Often used for decorative purposes, metal brackets can be powder coated in colors such as black, white, gray and almond to be more aesthetically-pleasing.
Often packaged as “rights” and “lefts”, metal brackets can often be customized and are reversible. Typical materials that metal brackets are stamped from include aluminum, brass, carbon steel, copper, hot and cold rolled steel, galvanized metals and stainless steel.
A long list of industries benefit from metal brackets, including construction, automotive, electronics, telecommunications, defense, commercial, architecture, dental and aerospace.
Since metal brackets are made as part of one continuous process, they are typically shortrun stampings, and are produced at a high volume over a short timespan.

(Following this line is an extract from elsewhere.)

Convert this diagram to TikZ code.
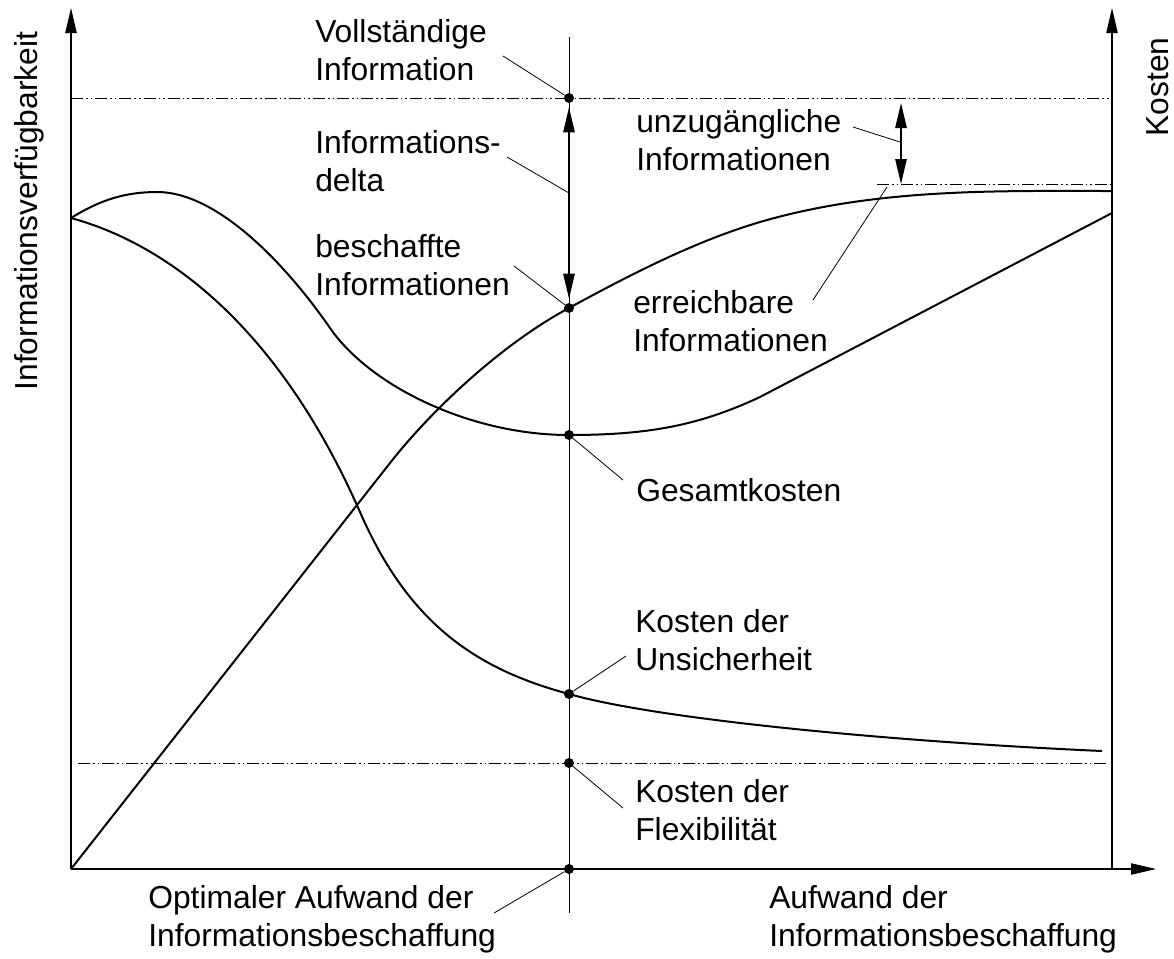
\documentclass[tikz,border=0pt]{standalone}
\usepackage{fontspec}
\setmainfont{Liberation Sans}
\usetikzlibrary{arrows.meta}
\begin{document}
\begin{tikzpicture}[x=0.75pt,y=-0.75pt,
  lbl/.style={anchor=base west, inner sep=0pt, align=left,
    font=\fontsize{23.85pt}{28.5pt}\selectfont},
  axislbl/.style={anchor=base, inner sep=0pt, rotate=90,
    font=\fontsize{23.85pt}{28.5pt}\selectfont},
  axis/.style={line width=0.8pt},
  curve/.style={line width=1.5pt, line join=round},
  guide/.style={line width=0.6pt},
  leader/.style={line width=0.6pt},
  dashdotdot/.style={line width=0.7pt,
    dash pattern=on 9pt off 2.25pt on 1.2pt off 2.25pt on 1.2pt off 2.25pt},
  dot/.style={circle, fill=black, inner sep=0pt, minimum size=7.5pt},
  >={Triangle[length=18.75pt,width=8.5pt]}
]
\useasboundingbox (0,0) rectangle (1174,958);

% axes
\coordinate (O) at (71,869);
\coordinate (yTop) at (71,8);
\coordinate (xEnd) at (1156,869);
\coordinate (rBot) at (1112,869);
\coordinate (rTop) at (1112,8);
\draw[axis,->] (O) -- (yTop);
\draw[axis,->] (O) -- (xEnd);
\draw[axis,->] (rBot) -- (rTop);

% reference levels
\coordinate (fullL) at (71,98);   \coordinate (fullR) at (1112,98);
\coordinate (reachL) at (877,184); \coordinate (reachR) at (1112,184);
\coordinate (flexL) at (78,763);  \coordinate (flexR) at (1109,763);
\draw[dashdotdot] (fullL) -- (fullR);
\draw[dashdotdot] (reachL) -- (reachR);
\draw[dashdotdot] (flexL) -- (flexR);

% optimum line
\coordinate (midTop) at (569,37);
\coordinate (midBot) at (569,913);
\draw[guide] (midTop) -- (midBot);

% available information
\draw[curve] (O) -- (390,463)
  .. controls (430,412) and (500,345) .. (569,308)
  .. controls (635,272) and (701,238.5) .. (767,220)
  .. controls (882,188) and (1000,191) .. (1112,191);

% total cost
\draw[curve] (71,218)
  .. controls (100,200) and (125,192) .. (157,192)
  .. controls (220,192) and (290,270) .. (330,328)
  .. controls (370,386) and (470,435) .. (569,435)
  .. controls (650,435) and (700,425) .. (760,397)
  -- (1112,213);

% cost of uncertainty
\draw[curve] (71,218)
  .. controls (170,245) and (280,330) .. (360,512)
  .. controls (410,627) and (480,670) .. (569,694)
  .. controls (660,720) and (900,742) .. (1102,751);

% marked points
\node[dot] (dFull) at (569,98) {};
\node[dot] (dAcq)  at (569,308) {};
\node[dot] (dTot)  at (569,435) {};
\node[dot] (dUnc)  at (569,694) {};
\node[dot] (dFlex) at (569,763) {};
\node[dot] (dOpt)  at (569,869) {};

% dimension arrows
\draw[line width=1.2pt,<->, shorten <=3pt, shorten >=3pt] (dFull) -- (dAcq);
\coordinate (gapTop) at (901,103);
\coordinate (gapBot) at (901,184);
\draw[line width=1.2pt,<->] (gapTop) -- (gapBot);

% labels (anchored at the baseline of their last line)
\node[lbl] (tFull) at (315,80) {Vollständige\\Information};
\node[lbl] (tDelta) at (315,191) {Informations-\\delta};
\node[lbl] (tAcq) at (315,295) {beschaffte\\Informationen};
\node[lbl] (tInacc) at (636,170) {unzugängliche\\Informationen};
\node[lbl] (tReach) at (633,351) {erreichbare\\Informationen};
\node[lbl] (tTot) at (636,501) {Gesamtkosten};
\node[lbl] (tUnc) at (635,670) {Kosten der\\Unsicherheit};
\node[lbl] (tFlex) at (635,840) {Kosten der\\Flexibilität};
\node[lbl] (tOpt) at (148,946) {Optimaler Aufwand der\\Informationsbeschaffung};
\node[lbl] (tEff) at (769,946) {Aufwand der\\Informationsbeschaffung};
\node[axislbl] (tAvail) at (37,211) {Informationsverfügbarkeit};
\node[axislbl] (tCost) at (1168,87) {Kosten};

% leader lines
\coordinate (lFull) at (503,56);
\coordinate (lDelta) at (507,157);  \coordinate (lDeltaE) at (569,193);
\coordinate (lAcq) at (514,266);
\coordinate (lInacc) at (853,127);  \coordinate (lInaccE) at (900,142);
\coordinate (lReach) at (813,300);  \coordinate (lReachE) at (887,187);
\coordinate (lTot) at (623,480);
\coordinate (lUnc) at (626,656);
\coordinate (lFlex) at (623,808);
\coordinate (lOpt) at (494,913);
\draw[leader] (lFull) -- (dFull);
\draw[leader] (lDelta) -- (lDeltaE);
\draw[leader] (lAcq) -- (dAcq);
\draw[leader] (lInacc) -- (lInaccE);
\draw[leader] (lReach) -- (lReachE);
\draw[leader] (lTot) -- (dTot);
\draw[leader] (lUnc) -- (dUnc);
\draw[leader] (lFlex) -- (dFlex);
\draw[leader] (lOpt) -- (dOpt);
\end{tikzpicture}
\end{document}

Metal brackets are typically formed during two types of metal stamping processes: progressive stampings and fourslide stampings. Progressive stamping utilize presses with multiple stations which stamp different attributes into parts as a metal coil moves through the press; metal brackets are cut and separated on the final step.
In the fourslide stamping process, presses with four moving slides are used, which allow the automated press to manipulate parts along both axis. This allows for multiple aspects of stamping, cutting and shaping on the metal brackets to be completed at one processing stage.
There are quite a few different configurations of brackets, including L brackets, J brackets and box brackets. L brackets are the most common shape of metal bracket and are widely used in structural and decorative applications. J brackets are a simple construction and are often used in automotive applications as well as in conjunction with L brackets in structural applications.
Box brackets, also called square brackets, are one of the strongest types of metal brackets.